Kisah Imam Ma’ruf al-Karkhi dan Para Pemabuk
Dalam kitab Tadzkirah al-Auliyâ’, Imam
Fariduddin Attar memasukkan kisah unik dari Imam Ma’rûf al-Karkhi. Berikut
kisahnya:
نقل
أنه يوما يمرّ مع جماعة بساحل دجلة, وجماعة من الشبان كانوا في زورق علي دجلة
يشربون الخمر ويضربون الرباب ويجاهرون بالفسق، فقال الأصحاب لمعروف: يا شيخ، ادع الله عليهم لعلّه يهلكهم بالغرق، لئلا يصل
شؤمهم إلي الخلائق وينقطع عن النّاس فسقهم. فقال: ارفعوا أيديكم. فلمّا رفعوا،
قال: إلهي، كما طيّبتَ عيشهم في الدنيا فطيّبْ كذلك عيشهم في الآخرة. فتعجّب
الأصجاب عن هذا الأمر، وقالوا: يا شيخ نحن لا نبلغ إلي سرّ هذا الدعاء. قال:
توقّفوا ليتبيّن لكم الأمر. فلمّا رأي حماعة الشبان الشيخ، كسروا الرباب وأراقوا
الخمر ووقعوا في البكاء وجاؤوا إليه مسرعين وتابوا، فقال الشيخ: انظروا إلي هذا
الشأن البديع حصل مراد الجميع بلا غرق
Dikisahkan bahwa Imam Ma’ruf al-Karkhi
berjalan bersama murid-muridnya di tepian sungai Tigris, dan sekelompok pemuda
sedang asyik minum-minum khamr, menabuh rebab (sejenis alat musik), dan
menampakkan kefasikan secara terbuka di atas perahu sungai Tigris. Berkata
sebagian murid kepada Imam Ma’ruf: “Wahai guru, berdoalah kepada Allah agar
mereka binasa dengan tenggelam, agar kesialan mereka tidak mengenai makhluk
lainnya dan kefasikan mereka berhenti (mempengaruhi) orang lain.”
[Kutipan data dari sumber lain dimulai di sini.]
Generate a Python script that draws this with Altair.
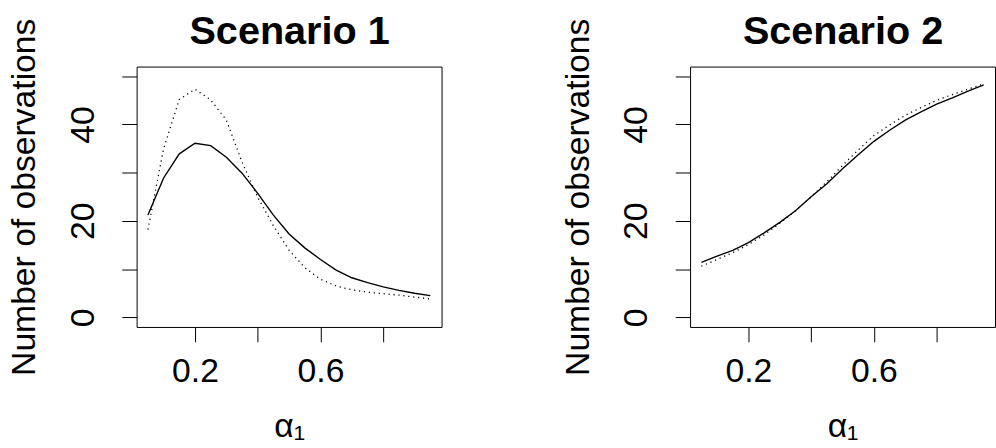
import altair as alt
import pandas as pd

alpha = [0.05, 0.10, 0.15, 0.20, 0.25, 0.30, 0.35, 0.40, 0.45, 0.50,
         0.55, 0.60, 0.65, 0.70, 0.75, 0.80, 0.85, 0.90, 0.95]

s1_solid = [21.2, 28.9, 33.9, 36.1, 35.6, 33.2, 29.9, 25.7, 21.2, 17.3,
            14.4, 12.0, 9.8, 8.2, 7.2, 6.3, 5.6, 5.0, 4.5]
s1_dotted = [18.2, 35.0, 45.2, 47.3, 45.1, 40.9, 32.2, 24.9, 19.0, 13.9,
             10.3, 7.9, 6.5, 5.7, 5.2, 4.9, 4.6, 4.2, 3.8]

s2_solid = [11.4, 12.7, 13.9, 15.5, 17.5, 19.7, 22.1, 25.0, 27.7, 30.8,
            33.7, 36.5, 38.8, 40.9, 42.6, 44.2, 45.5, 46.9, 48.2]
s2_dotted = [10.6, 12.0, 13.4, 15.1, 17.1, 19.5, 22.1, 25.0, 28.1, 31.5,
             34.7, 37.7, 39.9, 41.9, 43.5, 45.0, 46.2, 47.3, 48.4]

titles = ["Scenario 1", "Scenario 2"]
x_ticks = [0.2, 0.4, 0.6, 0.8]
y_ticks = [0, 10, 20, 30, 40, 50]

FONT = "Liberation Sans"
AX = 34


def panel(solid, dotted, title):
    n = len(alpha)
    df = pd.DataFrame({
        "alpha": alpha + alpha,
        "obs": solid + dotted,
        "kind": ["solid"] * n + ["dotted"] * n,
    })
    xscale = alt.Scale(domain=[0.014, 0.986], nice=False, zero=False)
    yscale = alt.Scale(domain=[-2, 52], nice=False, zero=False)
    xaxis = alt.Axis(
        values=x_ticks, format=".1f",
        labelExpr="(abs(datum.value-0.2)<0.01 || abs(datum.value-0.6)<0.01) ? datum.label : ''",
        title="α₁", grid=False, domain=False,
        tickSize=15, tickColor="black", tickWidth=1,
        labelFontSize=AX, labelPadding=13, labelColor="black", labelFont=FONT,
        titleFontSize=AX, titleFont=FONT, titleFontWeight="normal", titleColor="black",
        titlePadding=22,
    )
    yaxis = alt.Axis(
        values=y_ticks,
        labelExpr="datum.value % 20 === 0 ? datum.label : ''",
        title="Number of observations", grid=False, domain=False,
        tickSize=15, tickColor="black", tickWidth=1,
        labelFontSize=AX, labelAngle=270, labelAlign="center", labelBaseline="alphabetic",
        labelPadding=29, labelColor="black", labelFont=FONT,
        titleFontSize=AX, titleFont=FONT, titleFontWeight="normal", titleColor="black",
        titleBaseline="alphabetic", titlePadding=32,
    )
    base = alt.Chart(df)
    solid_l = base.transform_filter("datum.kind == 'solid'").mark_line(
        color="black", strokeWidth=1.4
    ).encode(
        x=alt.X("alpha:Q", scale=xscale, axis=xaxis),
        y=alt.Y("obs:Q", scale=yscale, axis=yaxis),
    )
    dotted_l = base.transform_filter("datum.kind == 'dotted'").mark_line(
        color="black", strokeWidth=1.3, strokeDash=[1.2, 3.8]
    ).encode(
        x=alt.X("alpha:Q", scale=xscale, axis=None),
        y=alt.Y("obs:Q", scale=yscale, axis=yaxis),
    )
    top = base.mark_line(opacity=0).encode(
        x=alt.X("alpha:Q", scale=xscale, axis=alt.Axis(
            orient="top", title=title, labels=False, ticks=False, domain=False, grid=False,
            titleFontSize=40, titleFontWeight="bold", titleFont=FONT, titleColor="black",
            titleBaseline="alphabetic", titlePadding=23,
        )),
        y=alt.Y("obs:Q", scale=yscale, axis=yaxis),
    )
    return alt.layer(solid_l, dotted_l, top).resolve_axis(x="independent").properties(
        width=308, height=263
    )


chart = alt.hconcat(
    panel(s1_solid, s1_dotted, titles[0]),
    panel(s2_solid, s2_dotted, titles[1]),
    spacing=119,
).properties(
    padding={"left": 7, "top": 9, "right": 0, "bottom": 0},
    background="white",
).configure_view(
    stroke="black", strokeWidth=1
)

chart.save("out.html", embed_options={"renderer": "svg", "actions": False})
Imam Ma’ruf al-Karkhi berkata: “Angkatlah
tangan kalian.” Ketika mereka semua mengangkatnya, Imam Ma’ruf berdoa:
“Tuhanku, sebagaimana Kau senangkan hidup mereka di dunia, maka senangkan juga
hidup mereka di akhirat kelak.” Maka murid-muridnya terkejut dengan isi doa
Imam Ma’ruf al-Karkhi, dan berkata: “Wahai guru, kami tidak memahami rahasia
doa ini.” Imam Ma’ruf al-Karkhi menjawab: “Tunggulah, maka kalian akan memahami
rahasia di balik doa tersebut.”
Kemudian, ketika sekelompok pemuda itu
melihat Imam Ma’ruf al-Karkhi, seketika mereka menghancurkan rebabnya, membuang
khamarnya, menjatuhkan diri menangis, dan menghampiri Imam Ma’ruf al-Karkhi
dengan terburu-buru, lalu mereka semua bertobat. Setelah itu, Imam Ma’ruf
al-Karkhi berkata (pada murid-muridnya): “Lihatlah peristiwa mengagumkan ini,
tujuannya tercapai tanpa harus ada yang ditenggelamkan.” (Imam Fariduddin
Attar, Tadzkirah al-Auliyâ’, alih bahasa Arab oleh Muhammad al-Ashiliy
al-Wasthani al-Syafi’i [836 H], Damaskus: Darul Maktabi, 2009, hal. 346-347)
****
Kisah di atas harus dihidupi dengan pemahaman
menyeluruh, jangan hanya terjebak pada “mungkin” atau “tidak mungkin” pengaruh
doa bisa secepat itu. Keterjebakan semacam itu akan membuat kita terlewat sisi
baik kisah tersebut. Kita perlu memahaminya dengan terbuka, membuka pandangan
selebar-lebarnya untuk mencerap hikmahnya. Lagi pula, Allah telah berjanji
bahwa siapa pun yang berdoa kepadaNya akan dikabulkan, apalagi yang berdoa
adalah orang yang saleh lagi berilmu.
Dalam kisah di atas, Imam Ma’ruf al-Karkhi
(w. 200 H) menampilkan pengajaran akhlak dalam doanya. Di saat murid-muridnya
memintanya untuk mendoakan keburukan, Imam Ma’ruf al-Karkhi meresponsnya dengan
cara yang tidak diharapkan. Ia berdoa memohon kebaikan bagi para pemabuk itu di
dunia dan akhirat. Tentu saja ini tidak dipahami oleh murid-muridnya. Bagaimana
mungkin para pendosa bisa bersenang-senang di akhirat? Bukankah hidupnya bergelimang
dosa? Begitulah kira-kira yang bergulir di benak mereka.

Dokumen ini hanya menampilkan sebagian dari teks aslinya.